Our paper on Implementing a negative-pressure isolation ward for a surge in airborne infectious patients was a fruitful collaboration between hospital engineers, Veterans Health Infection Control professionals, and University of Colorado Boulder air quality researchers.  This work has recently garnered attention because of a critical need for isolation capacity during the highly transmissible COVID19 pandemic.

In this demonstration study we worked with a modern hospital in California to figure out and test how to turn a 30-bed hospital ward into a negative pressure isolation ward in a few hours and maintain the capacity for 24 hours.  The demonstration was very successful, especially due to the creativity of the lead scientist Dr. Nick Clements and the expertise of the lead hospital engineer Steven Elliott.

One important implication of this work is that while the negative pressure capacity can be held between the ward and the rest of the hospital, on the ward, the rooms have varying pressure differentials and therefore the hospital staff need to wear personal protective equipment while on the ward.

Additional excellent questions and points about the work were recently brought up in email exchanges between hospital engineers at other facilities – and I am sharing these ideas here FYI.

Point 1: It is absolutely critical that any exhaust air out of the ward be dedicated with its own fan.  The standard and most common HVAC system comprises of Supply and Return Fans with a mixing air damper.  Under the scenario provided in the article, the mixing damper would be 100% closed with outside air damper and exhaust air damper open.

Response: We operated in the study with the mixing air damper closed and with one supply (60% capacity) and one return fan (100% capacity). Only the isolation rooms had their own dedicated exhaust fans. Requiring a dedicated exhaust fan for the whole ward in case of surge would be great, but that’s not the reality in most hospitals, and during a surge these facilities would just have to do the best they can. There will be potential for recirculation, though without testing it is impossible to know how much of a risk this poses. Our guess would be small, but it ultimately depends on the craftsmanship of the sheet metal contractor who did the duct install.

Point 2: Negative air condition will occur if the fans are modulated appropriately.  What this scenario does not address is leakage between the return ducting (downstream of return fan) and the supply duct (upstream of the supply fan).   Most if not all mixing dampers can not achieve 100% shut-off with 0% chance of leak-by.  Furthermore, electrical penetrations, sheet metal joints and other pathways exist between supply/return ductwork which allow additional cross contamination.  As such, a percentage of the contaminated air from the isolation ward will be recirculated back into the space.  This places the hospital staff at great risk because they are working in a space with contaminated air.

Response: This worked for the California hospital where we did the study due to their AHU servicing only the containment ward floor, and any recirculated material will just end up back in the isolation ward.  But it would pose a significant risk if the AHU serviced non-isolation ward areas.
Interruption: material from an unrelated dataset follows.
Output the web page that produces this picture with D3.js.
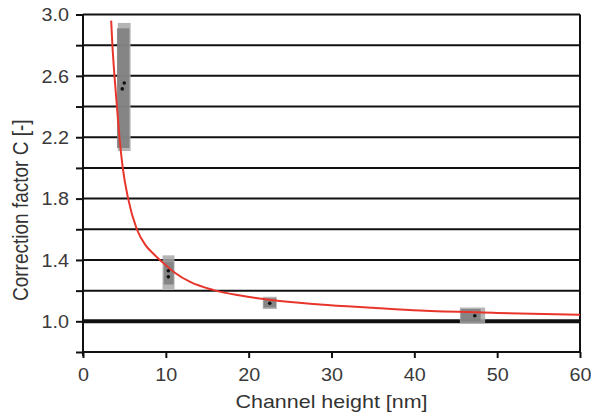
<!DOCTYPE html>
<html lang="en">
<head>
<meta charset="UTF-8">
<title>Correction factor</title>
<script src="https://d3js.org/d3.v7.min.js"></script>
<style>
  body { margin: 0; background: #fff; }
  text { font-family: "Liberation Sans", Arial, sans-serif; fill: #333; }
</style>
</head>
<body>
<div id="chart"></div>
<script>
  const width = 591;
  const height = 417;

  // fitted red curve
  const curveH = [3.4, 3.55, 3.8, 4.1, 4.4, 4.8, 5.45, 6.5, 7.5, 8.5, 9.5, 11.0, 13.0, 15.7, 19.0, 22.5, 28.6, 35.0, 40.7, 50.0, 60.0];
  const curveC = [2.96, 2.8, 2.6, 2.4, 2.2, 2.0, 1.8, 1.6, 1.5, 1.44, 1.39, 1.32, 1.255, 1.205, 1.168, 1.14, 1.11, 1.088, 1.07, 1.055, 1.042];

  // measurement ranges (gray boxes): channel height range and C range
  const boxHLo = [4.2, 9.6, 21.7, 45.5];
  const boxHHi = [5.75, 11.05, 23.4, 48.55];
  const boxCLo = [2.11, 1.21, 1.08, 0.985];
  const boxCHi = [2.945, 1.43, 1.16, 1.09];
  // darker core of each box
  const coreHLo = [4.1, 9.75, 21.8, 45.6];
  const coreHHi = [5.6, 10.95, 23.3, 48.0];
  const coreCLo = [2.13, 1.24, 1.09, 1.0];
  const coreCHi = [2.91, 1.39, 1.15, 1.08];

  // measured points
  const pointH = [4.98, 4.74, 10.3, 10.3, 22.55, 47.3];
  const pointC = [2.553, 2.515, 1.33, 1.29, 1.117, 1.036];

  const yTicks = [0.8, 1.0, 1.2, 1.4, 1.6, 1.8, 2.0, 2.2, 2.4, 2.6, 2.8, 3.0];
  const yLabels = [1.0, 1.4, 1.8, 2.2, 2.6, 3.0];
  const xTicks = [0, 10, 20, 30, 40, 50, 60];

  const margin = { top: 14.5, right: 11, bottom: 65, left: 83 };
  const stretch = 1.13; // text in the picture is a little wider than tall

  const svg = d3.select("#chart").append("svg")
    .attr("width", width)
    .attr("height", height);

  const x = d3.scaleLinear().domain([0, 60]).range([margin.left, width - margin.right]);
  const y = d3.scaleLinear().domain([0.8, 3.0]).range([height - margin.bottom, margin.top]);

  // horizontal grid lines
  svg.append("g")
    .selectAll("line")
    .data(yTicks)
    .join("line")
    .attr("x1", x(0))
    .attr("x2", x(60))
    .attr("y1", d => y(d))
    .attr("y2", d => y(d))
    .attr("stroke", "#111")
    .attr("stroke-width", d => Math.abs(d - 1.0) < 1e-6 ? 4 : 2);

  // right border
  svg.append("line")
    .attr("x1", x(60)).attr("x2", x(60))
    .attr("y1", y(3.0)).attr("y2", y(0.8))
    .attr("stroke", "#111").attr("stroke-width", 2);

  // boxes
  const boxes = d3.range(boxHLo.length);
  svg.append("g")
    .selectAll("rect")
    .data(boxes)
    .join("rect")
    .attr("x", i => x(boxHLo[i]))
    .attr("width", i => x(boxHHi[i]) - x(boxHLo[i]))
    .attr("y", i => y(boxCHi[i]))
    .attr("height", i => y(boxCLo[i]) - y(boxCHi[i]))
    .attr("fill", "#a8a8a8")
    .attr("opacity", 0.85);

  svg.append("g")
    .selectAll("rect")
    .data(boxes)
    .join("rect")
    .attr("x", i => x(coreHLo[i]))
    .attr("width", i => x(coreHHi[i]) - x(coreHLo[i]))
    .attr("y", i => y(coreCHi[i]))
    .attr("height", i => y(coreCLo[i]) - y(coreCHi[i]))
    .attr("fill", "#7c7c7c")
    .attr("opacity", 0.85);

  // points
  svg.append("g")
    .selectAll("circle")
    .data(d3.range(pointH.length))
    .join("circle")
    .attr("cx", i => x(pointH[i]))
    .attr("cy", i => y(pointC[i]))
    .attr("r", 1.8)
    .attr("fill", "#111");

  // red curve
  const line = d3.line()
    .x(i => x(curveH[i]))
    .y(i => y(curveC[i]))
    .curve(d3.curveMonotoneX);

  svg.append("path")
    .datum(d3.range(curveH.length))
    .attr("d", line)
    .attr("fill", "none")
    .attr("stroke", "#e8352c")
    .attr("stroke-width", 2);

  // y axis
  const yAxis = svg.append("g")
    .attr("transform", `translate(${x(0)},0)`)
    .call(d3.axisLeft(y).tickValues(yTicks).tickSize(7).tickFormat(d => yLabels.some(v => Math.abs(v - d) < 1e-6) ? d3.format(".1f")(d) : ""));
  yAxis.select(".domain").attr("stroke", "#111").attr("stroke-width", 2)
    .attr("d", `M0,${y(0.8) + 4}V${y(3.0)}`);
  yAxis.selectAll(".tick line").attr("stroke", "#111").attr("stroke-width", 2);
  yAxis.selectAll(".tick text").attr("x", -14 / stretch).attr("dy", "0.36em")
    .attr("transform", `scale(${stretch},1)`)
    .style("font-size", "17.5px").style("fill", "#3a3a3a");

  // x axis
  const xAxis = svg.append("g")
    .attr("transform", `translate(0,${y(0.8)})`)
    .call(d3.axisBottom(x).tickValues(xTicks).tickSize(6).tickFormat(d3.format("d")));
  xAxis.select(".domain").attr("stroke", "#111").attr("stroke-width", 2)
    .attr("d", `M${x(0)},0H${x(60)}`);
  xAxis.selectAll(".tick line").attr("stroke", "#111").attr("stroke-width", 2);
  xAxis.selectAll(".tick text").attr("y", 17).attr("dy", "0.71em")
    .attr("transform", `scale(${stretch},1)`)
    .style("font-size", "17.5px").style("fill", "#3a3a3a");

  // axis titles
  svg.append("text")
    .attr("transform", `translate(${(x(0) + x(60)) / 2},408) scale(${stretch},1)`)
    .attr("text-anchor", "middle")
    .style("font-size", "19px")
    .text("Channel height [nm]");

  svg.append("text")
    .attr("transform", `translate(28,${(y(0.8) + y(3.0)) / 2 + 27}) scale(${stretch},1) rotate(-90)`)
    .attr("text-anchor", "middle")
    .style("font-size", "19px")
    .text("Correction factor C [-]");
</script>
</body>
</html>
There may be some isolation ward duct leakage that causes virus particles to end up in wall interstitial spaces, that then could get picked up by other ducts and sent to other parts of the hospital, which could happen. One would need tracer testing to verify for sure.

Point 3: It cannot be guaranteed that all patients in the ward share only one infectious disease.  Example:  20 out of 20 patients in an isolation ward have COVID-19.  1 out of 20 patients in the wards also has TB.  Using the existing ventilation fans in the manner described in the article will now expose the 19 other patients to TB due to leakage of the exhausted return air into the supply ducts.

Response: We also want to stress that the point of the ward is to house only patients with the surge disease, and that hospital staff should wear full PPE on the ward. Patients with other diseases (including airborne) should not be on the ward if possible, since there is no control over pressures between rooms. This is a not a design where the ward hallways are safe and rooms are converted to AIIR’s, everywhere on this ward is potentially contaminated. This is one reason we installed UV lights in the stairwells for example.

Lastly, our research suggests this is type of surge response is possible, but without testing and planning BEFORE a pandemic, we don’t necessarily recommending adopting the negative isolation ward as a surge response, as there may be too much risk involved in not thoroughly understanding all these uncertainties. (Although in a crisis such as where we are now it may be an important option.) Our recommendation is to have this as a preparedness measure for future outbreaks.  There are some hospitals that do have this in their flu pandemic plans, but we imagine many more who do not.